India's Greenhouse-in-a-Box startup Kheyti wins Prince William's Earthshot Prize

Kheyti won the prize in the Protect and Restore Nature category.

India's Greenhouse-in-a-Box startup Kheyti wins Prince William's Earthshot Prize

Saturday December 03, 2022,

4 min Read

A Greenhouse-in-a-Box sustainable solution for small farmers devised by Telangana startup Kheyti has won the 1 million pounds Earthshot Prize, founded by Britain's Prince William and dubbed the Eco Oscars'.

Kheyti, one of the five winners at a gala green carpet awards ceremony in Boston on Friday night, won the prize in the Protect and Restore Nature category from hundreds of entries worldwide.

The pioneering solution for local smallholder farmers is designed to reduce costs, increase yields and protect livelihoods in a region on the frontlines of climate change.

"I believe that the Earthshot solutions you have seen this evening prove we can overcome our planet's greatest challenges, and by supporting and scaling them we can change our future," said William, the Prince of Wales.

"Alongside tonight's winners and finalists, and those to be discovered over the years to come, it's my hope the Earthshot legacy will continue to grow, helping our communities and our planet to thrive," he said.

Kheyti Co-founder and CEO Kaushik Kappagantulu said he launched the concept to help some of India's nearly 100 million small-hold farmers, among the poorest people on the planet and the most impacted by climate change.

His Greenhouse-in-a-Box offers shelter from unpredictable elements and destructive pests and the startup also trains and supports farmers to ensure their greenhouse is as effective as possible.

Kappagantulu said, "We are honoured to be recognised by The Earthshot Prize this year. The world depends on its small-hold farmers and yet their lives are amongst the hardest on earth.

"Our Greenhouse-in-a-Box is empowering farmers in India today. The steps we have already taken at Kheyti are now building to change farmers' lives at scale."

The results of the project have been described as "dramatic". Plants in the greenhouse require 98% less water than those outdoors and yields are seven times higher.

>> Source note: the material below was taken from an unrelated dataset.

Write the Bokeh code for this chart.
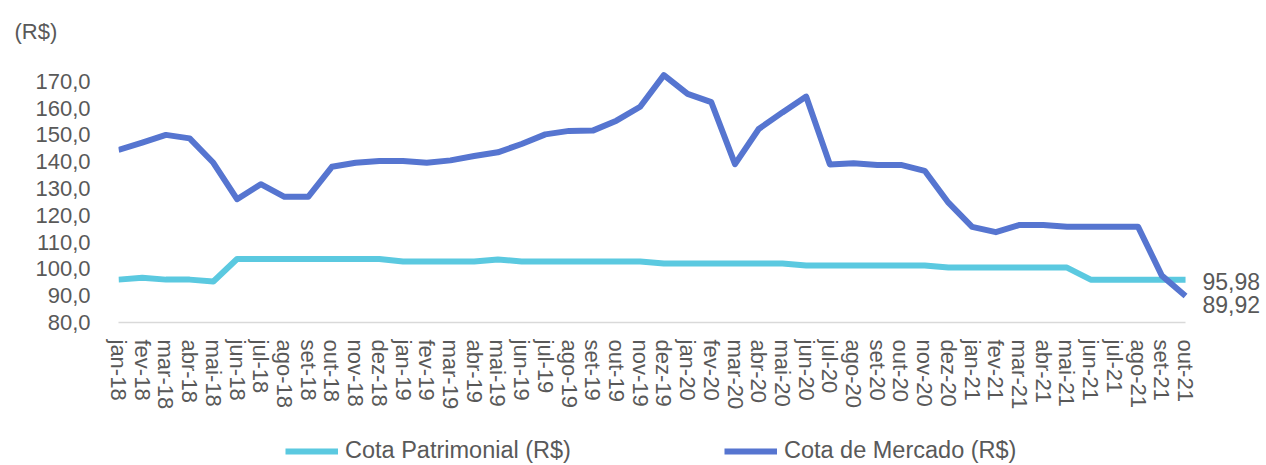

About 90% cheaper than a standard greenhouse, Kheyti's solutions are more than doubling farmers' incomes, helping them invest more in their farms and their children's education. Using less water and fewer pesticides, they are protecting the planet too.

Another Indian project, Founder and CEO Ankit Agarwal's Phool from Uttar Pradesh which converts flowers dispersed into the river Ganges into sustainable leather called Fleather, was among this year's 15 finalists worldwide projects.

All 15 will receive tailored support from the Earthshot Prize Global Alliance a network of world-leading philanthropies, NGOs, and private sector businesses around the world who will help scale their solutions.

The other winners of the 2022 prizes include Mukuru Clean Stoves from Kenya in the Clean Our Air category for their processed biomass stoves; Notpla from the United Kingdom in the Build a Waste-free World category for their biodegradable plastic made out of seaweed; the Indigenous Women of the Great Barrier Reef from Australia in the Revive Our Oceans category for ocean conservation; and 44.01 from Oman in the Fix Our Climate category for a low-cost and safe alternative to traditional methods of storing carbon.

Each year, five winners are hosen for their ground-breaking solutions to five of the greatest environmental challenges facing our planet.

In its second year, the Earthshot Prize said it embarked upon an ambitious global nine-month search process, seeking out the most inspiring and innovative solutions to the greatest environmental challenges facing the planet.

Over 1,000 applications from around the world were considered, with 15 finalists from 10 countries chosen through a selection process supported by an expert advisory panel.

One of last year's winning projects was from Delhi Vidyut Mohan led Takachar, which won the prize in the "Clean our Air" category for its cheap technology innovation to convert crop residues into sellable bio-products.